For most of the 20th century - until 1983 to be precise - there was no pound coin in Britain. Instead there were paper bank notes and even these were phased out the following year.
The end of the pound note was of course due to inflation. A pound was no longer a great deal of money for ordinary people, so it was sensible to replace it with a more durable and easily handled coin.
For more on the buying power of the old money, put inflation into the above search box.
Pound notes and indeed ten shilling notes had huge buying power in the early 20th century. For example. an entire family could be fed and housed - albeit in the London slums - for just a pound a week.
Even when I was growing up in the late 1940s, I heard of a young woman starting work at the wage of £3 a week. My grandmother was horrified that anyone so young and with no qualifications could possibly earn so much.
The only notes that I ever saw were pound notes and ten shilling notes. They could readily be seen in shops as customers handed over money and received their change.
£5 notes also existed, but it is a measure of inflation that I never saw one in use. The one illustrated here, dated 1944, was photographed in a museum. These pound notes were extremely elegant with black scrolls on a white background and they were larger than the pound notes.
English and Welsh banknotes, issued by the Bank of England, were little seen in Scotland - with the one exception of the 10 shilling note. Scottish banks (and Irish too) had royal charters to issue their own notes. These notes were unpopular in England probably due to their unfamiliarity and variety. As a result of bank amalgamations there were numerous different notes in circulation when I was young. (I was born in 1935.) Examples were British Linen Bank, Clydesdale Bank. North of Scotland Bank, Clydesdale and North of Scotland Bank, Union Bank of Scotland, Bank of Scotland, Royal Bank of Scotland, Commercial Bank of Scotland, National Commercial Bank of Scotland. These are those I remember. There may have been more and probably were before then.

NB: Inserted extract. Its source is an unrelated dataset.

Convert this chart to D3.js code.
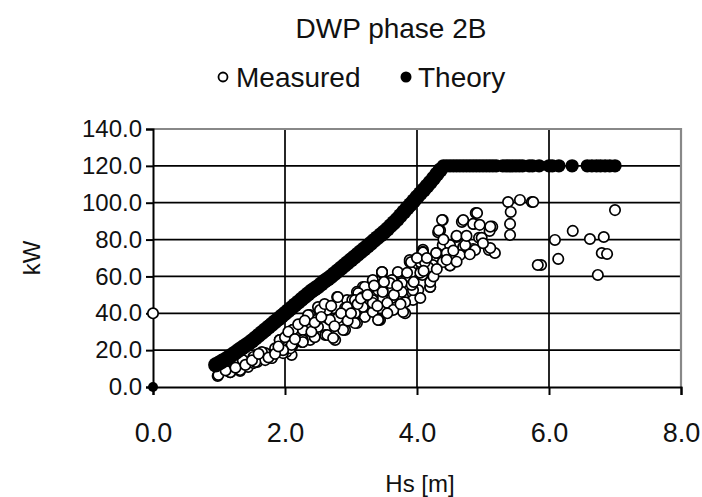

All the various pound notes were about the same size, with 10 shilling notes slightly smaller and Scottish larger denominations larger. The Bank of England 'fivers' and higher were much larger - see the photo above - and had to be double-folded to fit into a wallet. This became a problem when inflation brought them into common use, resulting in size reduction along with colour printing. Ease of forgery of the simple black on white also no doubt played a part in the change.

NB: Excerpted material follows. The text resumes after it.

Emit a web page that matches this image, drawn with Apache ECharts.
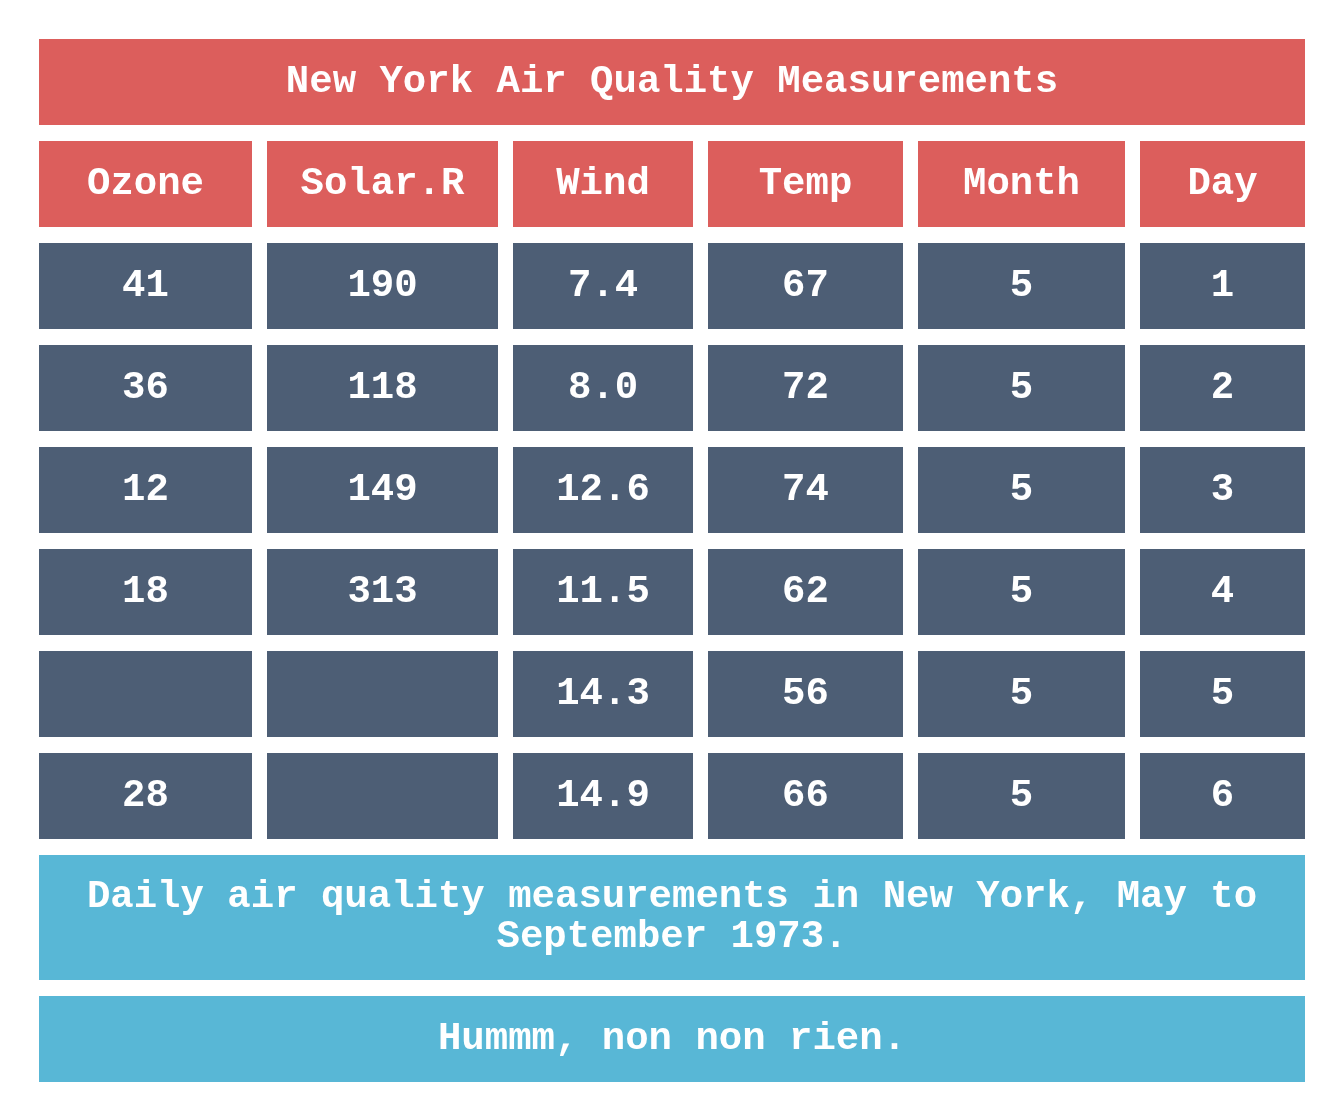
<!DOCTYPE html>
<html>
<head>
<meta charset="utf-8">
<script src="https://cdn.jsdelivr.net/npm/echarts@6/dist/echarts.min.js"></script>
<style>html,body{margin:0;padding:0;background:#fff}#chart{width:1341px;height:1119px}</style>
</head>
<body>
<div id="chart"></div>
<script>
var title = 'New York Air Quality Measurements';
var headers = ['Ozone', 'Solar.R', 'Wind', 'Temp', 'Month', 'Day'];
var ozone = ['41', '36', '12', '18', '', '28'];
var solarR = ['190', '118', '149', '313', '', ''];
var wind = ['7.4', '8.0', '12.6', '11.5', '14.3', '14.9'];
var temp = ['67', '72', '74', '62', '56', '66'];
var month = ['5', '5', '5', '5', '5', '5'];
var day = ['1', '2', '3', '4', '5', '6'];
var caption = 'Daily air quality measurements in New York, May to\nSeptember 1973.';
var footer = 'Hummm, non non rien.';

// layout
var colX = [[39, 252], [267, 498], [513, 693], [708, 903], [918, 1125], [1140, 1305]];
var RED = '#dc5e5c', DARK = '#4d5e75', BLUE = '#58b7d6';
var FONT = 'bold 39px "Liberation Mono", "DejaVu Sans Mono", monospace';

function cell(x0, x1, y0, y1, color, text) {
  return {
    type: 'rect',
    shape: { x: x0, y: y0, width: x1 - x0, height: y1 - y0 },
    style: { fill: color },
    textContent: { style: { text: text, fill: '#fff', font: FONT, align: 'center', lineHeight: 40 } },
    textConfig: { position: 'inside' }
  };
}

var els = [];
els.push(cell(39, 1305, 39, 125, RED, title));
headers.forEach(function (h, i) { els.push(cell(colX[i][0], colX[i][1], 141, 227, RED, h)); });
var cols = [ozone, solarR, wind, temp, month, day];
for (var r = 0; r < day.length; r++) {
  var y0 = 243 + r * 102;
  cols.forEach(function (c, i) { els.push(cell(colX[i][0], colX[i][1], y0, y0 + 86, DARK, c[r])); });
}
els.push(cell(39, 1305, 855, 980, BLUE, caption));
els.push(cell(39, 1305, 996, 1082, BLUE, footer));

var chart = echarts.init(document.getElementById('chart'));
chart.setOption({ animation: false, graphic: { elements: els } });
</script>
</body>
</html>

I understand that blind people could tell the denomination of a note by butting it against the cleft between the ring and middle fingers to detect its thickness.
When the pound coin replaced the banknote many people preferred to use the Scottish notes rather than the coins.
The wallet shown in the pictures was my grandfather's. I found it with his things much later with other things dated 1939.
The markings show that it would accommodate at least one £5 note. For several decades after 1939, men's wallets would have had similar slots, with slots like these for £notes and 10 shilling notes.